Matthew Flatt gave a couple of talks at our dept. last week. One of them was on Slideshow, the very cool cross-platform Scheme-based presentation package which most PLT Schemers have been using for conference talks for the past couple of years. Today, emboldened by Matt's tutorial, I used it to give a presentation to my research group, and I'm happy to report that it went off relatively well.
I'm not sure if Slideshow will wean me off PowerPoint for conference talks, but for quick intra-dept. presentations I've mostly been using LaTeX's
slides package; and Scheme's a much better programming language than LaTeX. After hacking around with LaTeX's pathetic
\newcommand macros for so long, it was a huge relief to have real data structures and functions. On the other hand, Slideshow's support for mathematical formulae is much weaker than LaTeX's, although I suppose I could hack up some Scheme code to call out to latex and generate a bitmap (the moral equivalent of George Necula's TeXPoint)...
Anyway, Slideshow's definitely worth a try if you have similar needs. Since Matt may not be visiting you anytime soon, the bundled tutorial on the examples page will get you up and running fairly quickly.

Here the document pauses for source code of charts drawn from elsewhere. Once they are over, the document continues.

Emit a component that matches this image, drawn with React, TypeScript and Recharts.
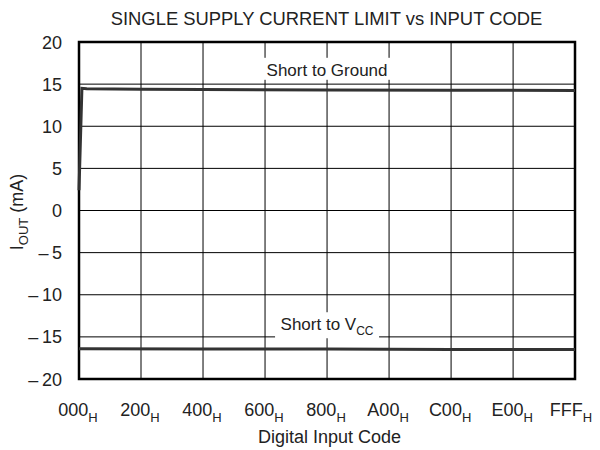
import React from "react";
import { LineChart, Line, XAxis, YAxis, CartesianGrid, ReferenceArea, ReferenceDot } from "recharts";

const xTicks = [0, 512, 1024, 1536, 2048, 2560, 3072, 3584, 4095];
const xTickLabels = ["000", "200", "400", "600", "800", "A00", "C00", "E00", "FFF"];
const yTicks = [-20, -15, -10, -5, 0, 5, 10, 15, 20];

const groundCodes = [0, 24, 64, 512, 1024, 2048, 3072, 4095];
const groundCurrent = [2.4, 14.5, 14.45, 14.4, 14.35, 14.3, 14.28, 14.25];
const vccCodes = [0, 1024, 2048, 3072, 4095];
const vccCurrent = [-16.4, -16.45, -16.45, -16.5, -16.5];

const groundData = groundCodes.map((c, i) => ({ code: c, i: groundCurrent[i] }));
const vccData = vccCodes.map((c, i) => ({ code: c, i: vccCurrent[i] }));

const FONT = "'Liberation Sans', Arial, sans-serif";
const TXT = "#222";

const XTick = (props: any) => {
  const { x, y, payload } = props;
  const idx = xTicks.indexOf(payload.value);
  const shift = idx === xTicks.length - 1 ? -4 : -1;
  return (
    <text x={x + shift} y={y + 29} textAnchor="middle" fontFamily={FONT} fontSize={18} fill={TXT}>
      {xTickLabels[idx]}
      <tspan fontSize={13} dy={6}>H</tspan>
    </text>
  );
};

const YTick = (props: any) => {
  const { x, y, payload } = props;
  const v = payload.value;
  const s = v < 0 ? "\u2013\u2009" + Math.abs(v) : String(v);
  return (
    <text x={x - 9} y={y + 6.5} textAnchor="end" fontFamily={FONT} fontSize={18} fill={TXT}>
      {s}
    </text>
  );
};

const GroundLabel = (props: any) => {
  const vb = props.viewBox || {};
  const cx = vb.x + (vb.width || 0) / 2;
  const cy = vb.y + (vb.height || 0) / 2;
  return (
    <g>
      <rect x={cx - 66} y={cy - 12} width={132} height={22} fill="#fff" />
      <text x={cx} y={cy + 6} textAnchor="middle" fontFamily={FONT} fontSize={17} fill={TXT}>
        Short to Ground
      </text>
    </g>
  );
};

const VccLabel = (props: any) => {
  const vb = props.viewBox || {};
  const cx = vb.x + (vb.width || 0) / 2;
  const cy = vb.y + (vb.height || 0) / 2;
  return (
    <g>
      <rect x={cx - 52} y={cy - 12} width={104} height={26} fill="#fff" />
      <text x={cx} y={cy + 6} textAnchor="middle" fontFamily={FONT} fontSize={17} fill={TXT}>
        Short to V
        <tspan fontSize={12} dy={5}>CC</tspan>
      </text>
    </g>
  );
};

export default function App() {
  return (
    <div style={{ width: 592, height: 442 }}>
      <LineChart width={592} height={442} margin={{ top: 34, right: 25, bottom: 41, left: 0 }}>
        <text x={318.5} y={17} textAnchor="middle" fontFamily={FONT} fontSize={18.4} fill={TXT}>
          SINGLE SUPPLY CURRENT LIMIT vs INPUT CODE
        </text>
        <text x={321.5} y={435} textAnchor="middle" fontFamily={FONT} fontSize={18} fill={TXT}>
          Digital Input Code
        </text>
        <text
          transform="translate(15,204) rotate(-90)"
          textAnchor="middle"
          fontFamily={FONT}
          fontSize={18}
          fill={TXT}
        >
          I<tspan fontSize={13} dy={5}>OUT</tspan>
          <tspan dy={-5}> (mA)</tspan>
        </text>
        <CartesianGrid stroke="#000" strokeWidth={1} horizontal vertical />
        <XAxis
          dataKey="code"
          type="number"
          domain={[0, 4095]}
          ticks={xTicks}
          tick={<XTick />}
          tickLine={false}
          axisLine={false}
          allowDuplicatedCategory={false}
          interval={0}
        />
        <YAxis
          type="number"
          domain={[-20, 20]}
          ticks={yTicks}
          tick={<YTick />}
          tickLine={false}
          axisLine={false}
          width={71}
          interval={0}
        />
        <ReferenceArea x1={0} x2={4095} y1={-20} y2={20} fill="none" stroke="#000" strokeWidth={2.5} />
        <ReferenceDot x={2048} y={16.7} r={0} fill="none" stroke="none" label={<GroundLabel />} />
        <ReferenceDot x={2048} y={-13.5} r={0} fill="none" stroke="none" label={<VccLabel />} />
        <Line
          data={groundData}
          dataKey="i"
          type="linear"
          stroke="#333"
          strokeWidth={3}
          dot={false}
          isAnimationActive={false}
        />
        <Line
          data={vccData}
          dataKey="i"
          type="linear"
          stroke="#333"
          strokeWidth={3}
          dot={false}
          isAnimationActive={false}
        />
      </LineChart>
    </div>
  );
}
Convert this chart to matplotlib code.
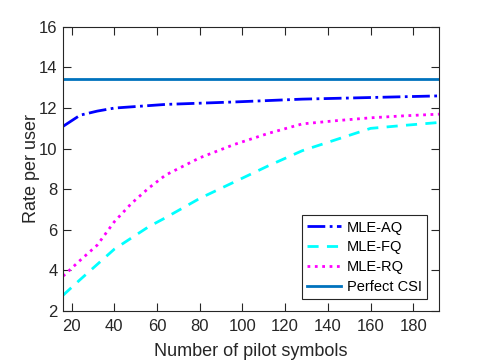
import matplotlib.pyplot as plt

plt.rcParams['font.family'] = ['Liberation Sans', 'DejaVu Sans']

# data
pilots = [16, 24, 32, 40, 48, 56, 64, 80, 96, 112, 128, 144, 160, 176, 192]
mle_aq = [11.1, 11.65, 11.85, 12.0, 12.06, 12.12, 12.18, 12.24, 12.3, 12.37, 12.44, 12.48, 12.52, 12.56, 12.6]
mle_fq = [2.78, 3.55, 4.3, 5.05, 5.6, 6.15, 6.6, 7.55, 8.35, 9.15, 9.9, 10.45, 11.0, 11.15, 11.29]
mle_rq = [3.72, 4.5, 5.25, 6.4, 7.3, 8.05, 8.7, 9.55, 10.2, 10.75, 11.22, 11.38, 11.52, 11.62, 11.7]
perfect_csi = 13.44

xticks = [20, 40, 60, 80, 100, 120, 140, 160, 180]
yticks = [2, 4, 6, 8, 10, 12, 14, 16]

fig = plt.figure(figsize=(4.85, 3.63), dpi=100)
ax = fig.add_axes([0.130, 0.143, 0.775, 0.783])

ax.plot(pilots, mle_aq, '-.', color='blue', lw=2, label='MLE-AQ')
ax.plot(pilots, mle_fq, '--', color='cyan', lw=2, label='MLE-FQ', dashes=(4, 3))
ax.plot(pilots, mle_rq, ':', color='magenta', lw=2, label='MLE-RQ')
ax.plot([pilots[0], pilots[-1]], [perfect_csi, perfect_csi], '-', color=(0, 0.447, 0.741),
        lw=2, label='Perfect CSI')

ax.set_xlim(16, 192)
ax.set_ylim(2, 16)
ax.set_xticks(xticks)
ax.set_yticks(yticks)
ax.tick_params(direction='in', top=True, right=True, length=6, width=0.8,
               labelsize=12, colors=(0.15, 0.15, 0.15))
ax.tick_params(axis='x', pad=6)
ax.tick_params(axis='y', pad=4)
for s in ax.spines.values():
    s.set_color((0.15, 0.15, 0.15))
    s.set_linewidth(0.8)

ax.set_xlabel('Number of pilot symbols', fontsize=13, color=(0.15, 0.15, 0.15), labelpad=6)
ax.set_ylabel('Rate per user', fontsize=13, color=(0.15, 0.15, 0.15), labelpad=-1)

leg = ax.legend(loc='lower right', fontsize=10.5, fancybox=False, framealpha=1,
                edgecolor=(0.15, 0.15, 0.15), handlelength=2.3, borderpad=0.35,
                labelspacing=0.4, handletextpad=0.4, borderaxespad=0,
                bbox_to_anchor=(0.968, 0.042))
leg.get_frame().set_linewidth(0.8)

fig.savefig('out.png', dpi=100)
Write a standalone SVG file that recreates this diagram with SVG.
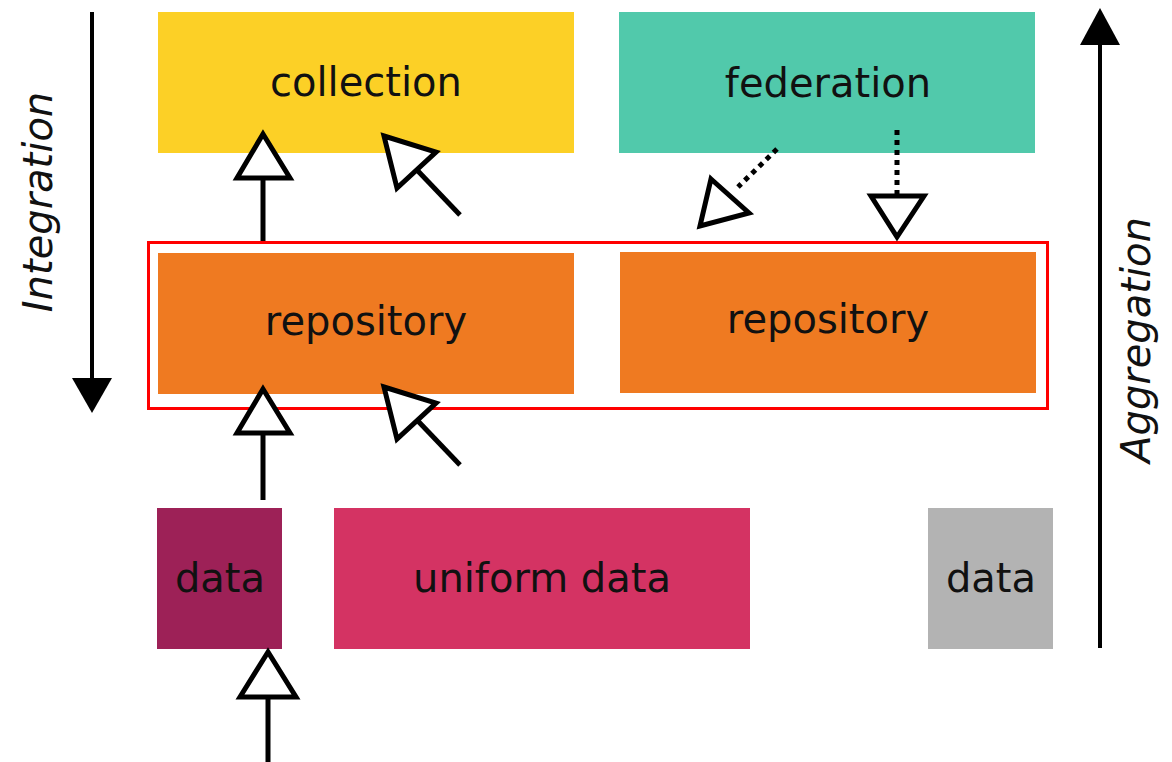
<svg xmlns="http://www.w3.org/2000/svg" width="1172" height="762" viewBox="0 0 1172 762">
  <style>
    .lbl { font-family: "DejaVu Sans", Verdana, sans-serif; font-size: 40px; fill: #111; text-anchor: middle; }
    .axis { font-family: "DejaVu Sans", Verdana, sans-serif; font-size: 40px; font-style: italic; fill: #111; text-anchor: middle; }
    .ln { stroke: #000; stroke-width: 5; fill: none; }
    .dot { stroke: #000; stroke-width: 5; fill: none; stroke-dasharray: 5 5; }
    .head { stroke: #000; stroke-width: 5; fill: #fff; stroke-linejoin: miter; }
    .axln { stroke: #000; stroke-width: 4; fill: none; }
  </style>
  <rect width="1172" height="762" fill="#fff"/>

  <!-- axis arrows -->
  <g id="integration-axis">
    <line class="axln" x1="92" y1="12" x2="92" y2="382"/>
    <polygon points="72,378 112,378 92,413" fill="#000"/>
    <text class="axis" transform="translate(52,202) rotate(-90)">Integration</text>
  </g>
  <g id="aggregation-axis">
    <line class="axln" x1="1100" y1="648" x2="1100" y2="40"/>
    <polygon points="1080,45 1120,45 1100,8" fill="#000"/>
    <text class="axis" transform="translate(1150,340) rotate(-90)">Aggregation</text>
  </g>

  <!-- nodes -->
  <g id="collection">
    <rect x="158" y="12" width="416" height="141" fill="#fcd026"/>
    <text class="lbl" x="366" y="96">collection</text>
  </g>
  <g id="federation">
    <rect x="619" y="12" width="416" height="141" fill="#51c9ab"/>
    <text class="lbl" x="828" y="97">federation</text>
  </g>
  <g id="repository-a">
    <rect x="158" y="253" width="416" height="141" fill="#ef7a21"/>
    <text class="lbl" x="366" y="335">repository</text>
  </g>
  <g id="repository-b">
    <rect x="620" y="252" width="416" height="141" fill="#ef7a21"/>
    <text class="lbl" x="828" y="333">repository</text>
  </g>
  <g id="repository-group">
    <rect x="148.5" y="242.5" width="899" height="166" fill="none" stroke="#ff0000" stroke-width="3"/>
  </g>
  <g id="data-a">
    <rect x="157" y="508" width="125" height="141" fill="#9d2157"/>
    <text class="lbl" x="220" y="592">data</text>
  </g>
  <g id="uniform-data">
    <rect x="334" y="508" width="416" height="141" fill="#d43363"/>
    <text class="lbl" x="542" y="592">uniform data</text>
  </g>
  <g id="data-b">
    <rect x="928" y="508" width="125" height="141" fill="#b3b3b3"/>
    <text class="lbl" x="991" y="592">data</text>
  </g>

  <!-- connectors -->
  <g id="connectors">
    <!-- repository to collection -->
    <line class="ln" x1="263" y1="241" x2="263" y2="179"/>
    <polygon class="head" points="263,134 237,178 290,178"/>
    <line class="ln" x1="460" y1="215" x2="417" y2="170"/>
    <polygon class="head" points="384,136 436,152 397,188"/>
    <!-- federation to repository -->
    <line class="dot" x1="777" y1="149" x2="738" y2="187"/>
    <polygon class="head" points="711,179 749,213 700,226"/>
    <line class="dot" x1="897" y1="130" x2="897" y2="194"/>
    <polygon class="head" points="871,196 924,196 897,237"/>
    <!-- data to repository -->
    <line class="ln" x1="263" y1="500" x2="263" y2="433"/>
    <polygon class="head" points="263,389 237,433 290,433"/>
    <line class="ln" x1="460" y1="465" x2="417" y2="420"/>
    <polygon class="head" points="384,387 436,403 397,439"/>
    <!-- incoming to data -->
    <line class="ln" x1="268" y1="762" x2="268" y2="697"/>
    <polygon class="head" points="268,652 240,697 296,697"/>
  </g>
</svg>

p.s. One thing that's cool if you're giving talks with Scheme code: you can cause the code displayed on your slides to get evaluated at presentation time, eliminating the annoying problem of maintaining internally correct and consistent code examples over many revisions of your presentation --- a problem that invariably bites me unless I proofread each slide about a dozen times (and sometimes even then). This feature is almost cool enough to make me want to hack up an interpreter in Scheme for an S-expression-ized syntax of my own language.